WHAT TO PRODUCE >> From the records below, please print only the lines from the one containing "Convert this chart to matplotlib code." through the one containing "ax = fig.add_axes([0, 1", both included. Skip the pictures.

GIVEN ENTRIES >>

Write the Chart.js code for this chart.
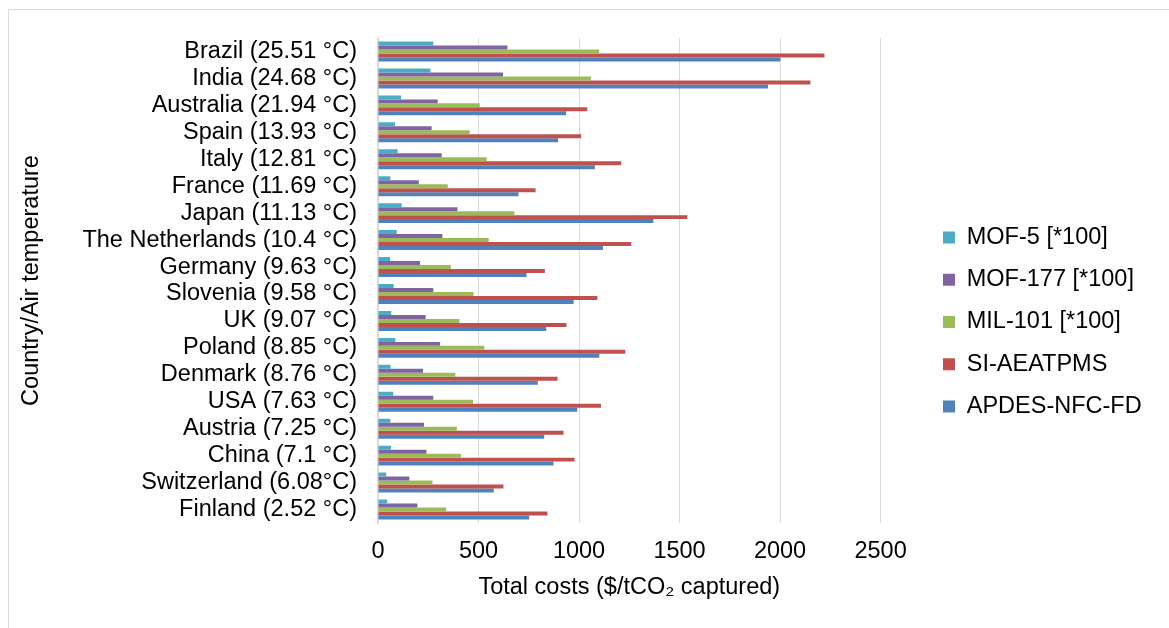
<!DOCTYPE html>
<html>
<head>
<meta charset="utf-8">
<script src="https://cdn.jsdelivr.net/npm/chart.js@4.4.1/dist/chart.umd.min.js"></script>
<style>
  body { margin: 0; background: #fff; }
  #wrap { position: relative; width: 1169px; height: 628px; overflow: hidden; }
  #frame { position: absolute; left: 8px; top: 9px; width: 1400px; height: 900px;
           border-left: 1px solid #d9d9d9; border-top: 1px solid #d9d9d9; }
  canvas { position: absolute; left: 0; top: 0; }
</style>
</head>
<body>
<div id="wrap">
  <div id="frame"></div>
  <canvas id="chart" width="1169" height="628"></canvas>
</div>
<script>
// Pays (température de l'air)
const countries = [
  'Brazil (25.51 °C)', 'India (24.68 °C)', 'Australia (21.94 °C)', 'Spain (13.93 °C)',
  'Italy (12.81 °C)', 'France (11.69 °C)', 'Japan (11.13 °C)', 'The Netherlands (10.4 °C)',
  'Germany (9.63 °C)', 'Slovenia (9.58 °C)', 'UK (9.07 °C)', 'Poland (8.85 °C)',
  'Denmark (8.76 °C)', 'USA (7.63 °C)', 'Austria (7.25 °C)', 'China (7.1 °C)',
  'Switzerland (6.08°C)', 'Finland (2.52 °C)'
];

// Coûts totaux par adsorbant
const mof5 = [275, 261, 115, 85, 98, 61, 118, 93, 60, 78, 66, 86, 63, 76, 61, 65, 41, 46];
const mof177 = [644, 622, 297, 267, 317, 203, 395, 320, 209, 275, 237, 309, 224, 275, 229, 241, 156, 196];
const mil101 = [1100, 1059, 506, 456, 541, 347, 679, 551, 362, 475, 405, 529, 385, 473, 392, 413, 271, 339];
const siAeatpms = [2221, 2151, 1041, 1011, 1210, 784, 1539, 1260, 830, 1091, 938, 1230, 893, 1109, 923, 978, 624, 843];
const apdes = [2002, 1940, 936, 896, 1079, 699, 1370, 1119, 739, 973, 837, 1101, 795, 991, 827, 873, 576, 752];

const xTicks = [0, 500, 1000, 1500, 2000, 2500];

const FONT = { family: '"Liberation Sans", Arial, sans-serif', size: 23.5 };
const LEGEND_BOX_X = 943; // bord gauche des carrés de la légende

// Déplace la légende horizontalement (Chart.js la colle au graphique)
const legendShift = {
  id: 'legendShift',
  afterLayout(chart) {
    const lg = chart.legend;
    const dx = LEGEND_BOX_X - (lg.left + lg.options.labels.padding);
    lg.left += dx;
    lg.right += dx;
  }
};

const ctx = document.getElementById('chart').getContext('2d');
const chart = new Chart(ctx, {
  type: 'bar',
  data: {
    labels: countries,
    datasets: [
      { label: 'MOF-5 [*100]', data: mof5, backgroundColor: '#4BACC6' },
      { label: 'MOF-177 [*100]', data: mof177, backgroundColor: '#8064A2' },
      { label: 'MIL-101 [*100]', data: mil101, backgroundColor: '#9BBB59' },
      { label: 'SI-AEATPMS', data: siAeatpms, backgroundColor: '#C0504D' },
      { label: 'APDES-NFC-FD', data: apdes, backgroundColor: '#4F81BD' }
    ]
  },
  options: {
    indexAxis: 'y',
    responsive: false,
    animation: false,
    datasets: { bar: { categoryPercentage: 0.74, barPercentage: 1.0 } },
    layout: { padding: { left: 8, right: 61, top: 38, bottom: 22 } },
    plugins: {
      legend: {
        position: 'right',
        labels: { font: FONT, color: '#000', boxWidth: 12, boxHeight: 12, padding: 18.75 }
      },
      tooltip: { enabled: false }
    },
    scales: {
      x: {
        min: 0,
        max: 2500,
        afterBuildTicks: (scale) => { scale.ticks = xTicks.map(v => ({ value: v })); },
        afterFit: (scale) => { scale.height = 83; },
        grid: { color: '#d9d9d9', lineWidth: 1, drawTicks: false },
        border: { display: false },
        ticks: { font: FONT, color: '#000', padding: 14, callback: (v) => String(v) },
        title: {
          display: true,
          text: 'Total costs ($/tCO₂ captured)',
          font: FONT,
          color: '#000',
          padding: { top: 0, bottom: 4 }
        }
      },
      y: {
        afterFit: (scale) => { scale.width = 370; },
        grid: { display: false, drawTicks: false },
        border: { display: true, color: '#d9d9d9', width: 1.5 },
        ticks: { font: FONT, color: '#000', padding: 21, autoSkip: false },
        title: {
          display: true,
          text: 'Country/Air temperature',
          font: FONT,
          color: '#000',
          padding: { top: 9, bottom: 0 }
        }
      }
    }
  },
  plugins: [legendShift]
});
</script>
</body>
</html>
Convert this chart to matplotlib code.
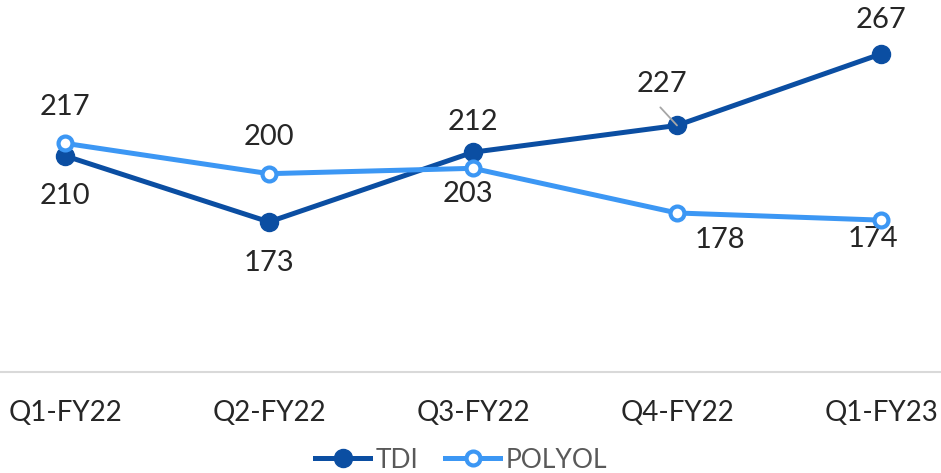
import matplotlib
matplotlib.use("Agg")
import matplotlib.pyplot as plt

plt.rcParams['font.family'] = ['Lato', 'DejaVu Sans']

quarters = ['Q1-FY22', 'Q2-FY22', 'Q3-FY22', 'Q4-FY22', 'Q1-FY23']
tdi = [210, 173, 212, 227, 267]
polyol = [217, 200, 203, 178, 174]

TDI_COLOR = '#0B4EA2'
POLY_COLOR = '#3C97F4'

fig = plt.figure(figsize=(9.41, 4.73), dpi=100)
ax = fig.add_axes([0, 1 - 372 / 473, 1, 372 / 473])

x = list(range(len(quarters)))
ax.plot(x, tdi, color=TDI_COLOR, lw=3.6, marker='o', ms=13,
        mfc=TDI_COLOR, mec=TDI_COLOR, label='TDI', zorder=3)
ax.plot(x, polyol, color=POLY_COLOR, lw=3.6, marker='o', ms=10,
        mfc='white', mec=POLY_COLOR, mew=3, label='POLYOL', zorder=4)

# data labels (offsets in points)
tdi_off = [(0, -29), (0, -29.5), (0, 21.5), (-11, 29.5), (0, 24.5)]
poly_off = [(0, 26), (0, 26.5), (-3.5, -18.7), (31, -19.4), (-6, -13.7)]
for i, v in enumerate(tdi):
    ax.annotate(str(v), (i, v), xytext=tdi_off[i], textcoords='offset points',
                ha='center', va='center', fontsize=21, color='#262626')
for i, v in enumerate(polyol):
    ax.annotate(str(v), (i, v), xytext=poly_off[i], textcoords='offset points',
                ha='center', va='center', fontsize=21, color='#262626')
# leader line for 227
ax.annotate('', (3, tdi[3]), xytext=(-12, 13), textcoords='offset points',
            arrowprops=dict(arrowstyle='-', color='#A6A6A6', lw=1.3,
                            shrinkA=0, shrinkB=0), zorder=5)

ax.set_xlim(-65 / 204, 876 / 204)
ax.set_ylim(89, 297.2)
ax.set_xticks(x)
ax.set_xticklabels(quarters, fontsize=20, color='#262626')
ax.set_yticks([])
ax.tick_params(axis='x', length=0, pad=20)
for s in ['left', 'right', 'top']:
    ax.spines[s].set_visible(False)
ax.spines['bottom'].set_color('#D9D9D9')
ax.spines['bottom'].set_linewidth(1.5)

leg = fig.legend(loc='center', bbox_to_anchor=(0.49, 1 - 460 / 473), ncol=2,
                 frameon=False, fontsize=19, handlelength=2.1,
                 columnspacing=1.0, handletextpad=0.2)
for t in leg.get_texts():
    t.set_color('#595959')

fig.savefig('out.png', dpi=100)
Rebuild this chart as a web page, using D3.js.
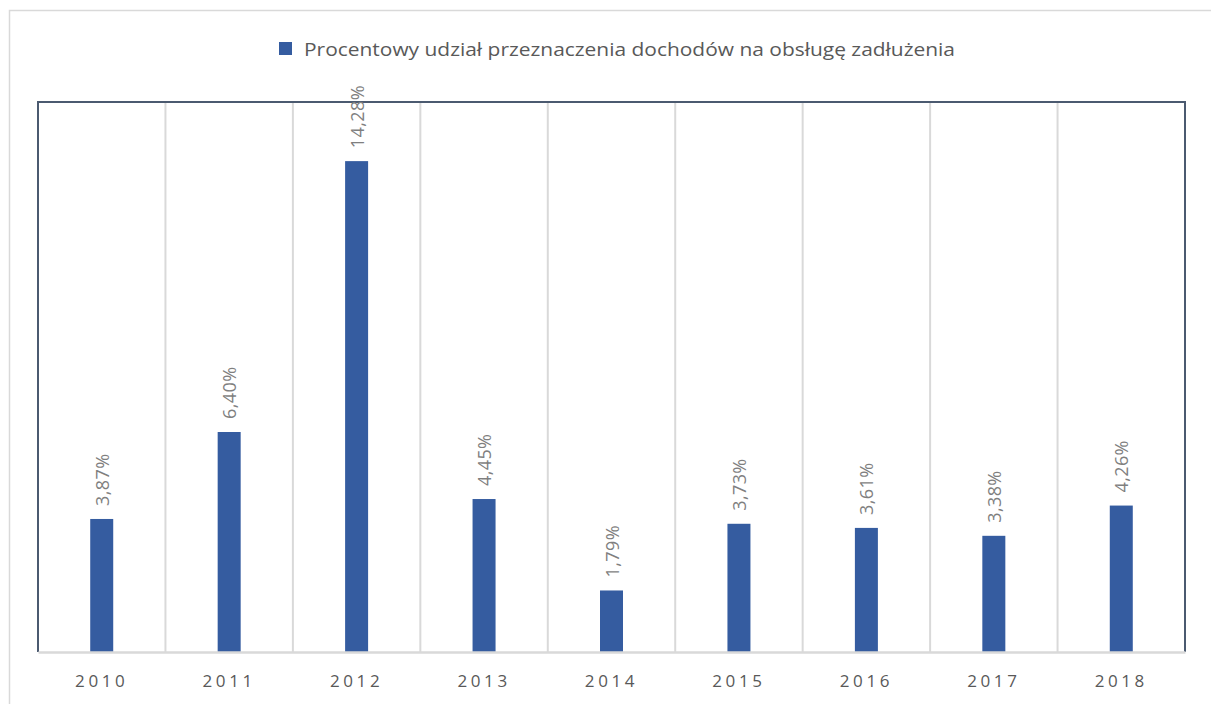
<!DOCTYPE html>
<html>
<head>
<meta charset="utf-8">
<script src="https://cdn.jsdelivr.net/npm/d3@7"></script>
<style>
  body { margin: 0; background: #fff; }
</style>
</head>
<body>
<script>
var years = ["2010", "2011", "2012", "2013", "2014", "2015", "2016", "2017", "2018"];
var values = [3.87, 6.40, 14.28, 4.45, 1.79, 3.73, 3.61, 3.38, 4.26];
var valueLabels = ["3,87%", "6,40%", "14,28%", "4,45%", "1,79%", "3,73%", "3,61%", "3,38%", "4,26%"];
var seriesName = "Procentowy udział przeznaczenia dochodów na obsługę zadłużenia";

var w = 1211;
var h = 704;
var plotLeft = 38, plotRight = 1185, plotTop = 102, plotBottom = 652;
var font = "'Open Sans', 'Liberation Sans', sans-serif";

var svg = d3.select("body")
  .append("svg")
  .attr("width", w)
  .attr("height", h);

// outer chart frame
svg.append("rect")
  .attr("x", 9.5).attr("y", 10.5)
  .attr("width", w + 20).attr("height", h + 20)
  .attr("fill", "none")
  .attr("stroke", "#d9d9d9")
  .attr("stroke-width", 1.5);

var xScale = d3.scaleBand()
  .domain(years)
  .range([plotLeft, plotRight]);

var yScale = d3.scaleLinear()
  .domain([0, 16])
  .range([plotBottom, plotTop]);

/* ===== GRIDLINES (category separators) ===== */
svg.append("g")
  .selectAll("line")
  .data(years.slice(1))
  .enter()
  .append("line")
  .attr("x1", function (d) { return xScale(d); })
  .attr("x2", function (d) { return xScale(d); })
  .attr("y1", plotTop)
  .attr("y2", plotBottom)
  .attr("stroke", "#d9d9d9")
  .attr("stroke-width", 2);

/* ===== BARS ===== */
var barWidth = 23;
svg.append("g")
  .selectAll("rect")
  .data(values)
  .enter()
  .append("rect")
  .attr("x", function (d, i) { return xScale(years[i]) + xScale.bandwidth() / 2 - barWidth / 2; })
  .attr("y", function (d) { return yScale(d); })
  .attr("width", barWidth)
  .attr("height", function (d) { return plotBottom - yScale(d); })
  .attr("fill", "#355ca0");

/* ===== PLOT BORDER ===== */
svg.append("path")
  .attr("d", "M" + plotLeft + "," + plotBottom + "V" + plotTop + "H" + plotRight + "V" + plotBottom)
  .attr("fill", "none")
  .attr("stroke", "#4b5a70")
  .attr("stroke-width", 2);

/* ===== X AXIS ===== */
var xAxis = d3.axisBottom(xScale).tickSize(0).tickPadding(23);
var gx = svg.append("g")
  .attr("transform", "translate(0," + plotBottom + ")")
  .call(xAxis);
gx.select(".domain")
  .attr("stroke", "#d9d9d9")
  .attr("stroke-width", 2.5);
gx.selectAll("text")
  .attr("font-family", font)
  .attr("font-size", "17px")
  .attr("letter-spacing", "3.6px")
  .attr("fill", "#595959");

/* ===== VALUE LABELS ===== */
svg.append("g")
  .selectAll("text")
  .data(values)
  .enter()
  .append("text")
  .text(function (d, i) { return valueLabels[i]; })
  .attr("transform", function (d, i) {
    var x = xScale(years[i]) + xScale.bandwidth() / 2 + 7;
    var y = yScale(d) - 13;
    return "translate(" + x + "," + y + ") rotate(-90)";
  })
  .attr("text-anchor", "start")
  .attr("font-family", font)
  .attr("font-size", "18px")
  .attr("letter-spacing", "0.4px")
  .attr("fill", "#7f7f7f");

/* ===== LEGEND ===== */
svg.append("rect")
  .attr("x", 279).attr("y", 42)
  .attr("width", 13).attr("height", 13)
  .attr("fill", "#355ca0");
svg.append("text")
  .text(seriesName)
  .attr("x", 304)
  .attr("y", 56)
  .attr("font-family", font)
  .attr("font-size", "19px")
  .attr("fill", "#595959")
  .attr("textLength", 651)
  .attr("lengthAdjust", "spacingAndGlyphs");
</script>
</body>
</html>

EXERCISE SOLUTION >>
Convert this chart to matplotlib code.
import matplotlib
matplotlib.use("Agg")
import matplotlib.pyplot as plt

plt.rcParams['font.family'] = ['Lato', 'DejaVu Sans']

quarters = ['Q1-FY22', 'Q2-FY22', 'Q3-FY22', 'Q4-FY22', 'Q1-FY23']
tdi = [210, 173, 212, 227, 267]
polyol = [217, 200, 203, 178, 174]

TDI_COLOR = '#0B4EA2'
POLY_COLOR = '#3C97F4'

fig = plt.figure(figsize=(9.41, 4.73), dpi=100)
ax = fig.add_axes([0, 1 - 372 / 473, 1, 372 / 473])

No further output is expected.